Spacewalking Russians gathered seeds and spores that have been stuck outside the International Space Station for months if not years and gave a ceremonial send-off Wednesday to a flash drive containing special messages for their motherland.
Cosmonaut Sergey Volkov waited for good camera views before tossing the flash drive overboard as the space station sailed 250 miles (402 kilometers) above the Pacific. The blue, cloud-specked Earth provided a stunning backdrop.
The flash drive includes videos and messages pertaining to the 70th anniversary of Russia's Victory Day last year. It was attached to a small bundle stuffed with towels to provide some bulk.
"There it goes," Volkov said in Russian as he let go of the package with his right gloved hand. "Just beautiful," he noted as it spun slowly, appearing to tumble toward Earth. Spacewalking partner Yuri Malenchenko floated nearby.
"That's perfect guys," Russian Mission Control radioed from outside Moscow.
The job was added just a few days ago. NASA said the jettisoned package would pose no hazard to the orbiting lab. Flight controllers expect the bundle to harmlessly re-enter the atmosphere in a few weeks.
With that accomplished, the spacewalkers set off to retrieve research equipment that has been outdoors since 2009. The trays include plant seeds as well as spores from fungi and bacteria; the specimens typically were replenished every year or two and returned to Earth for analysis. The cosmonauts set out fresh experiments elsewhere on the space station, then found themselves fussing over a dispenser in a surface- coating experiment.
The roll of tapelike film in the dispenser kept jamming, frustrating Malenchenko and Volkov as they tried to coat an outdoor sample board. Only one attempt appeared to succeed.
"It glued on so nicely. It's like a perfect sticker," one of the spacewalkers reported. "Are we done?" They weren't, but Russian Mission Control advised them a few minutes later to wrap it up and head back in.

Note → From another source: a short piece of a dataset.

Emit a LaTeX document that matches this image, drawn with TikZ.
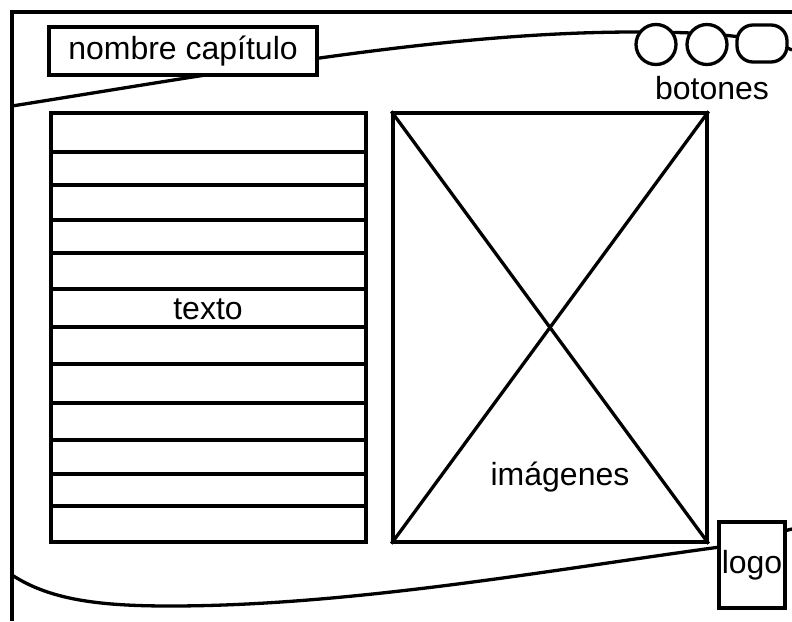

The spacewalk lasted nearly five hours.
NASA, meanwhile, is still trying to understand why water leaked into a U.S. astronaut's helmet last month.
The Jan. 15 spacewalk had to be cut short because of the problem, a repeat of what happened to an Italian spacewalker in 2013. That first incident was considerably more serious, involving much more leakage.
The Russians use different types of suits, which functioned well Wednesday. As for U.S. spacewalks, astronauts will go out only in an emergency until the leakage is understood and corrected, according to NASA.
Six men currently live at the space station: three Russians, two Americans and one Briton.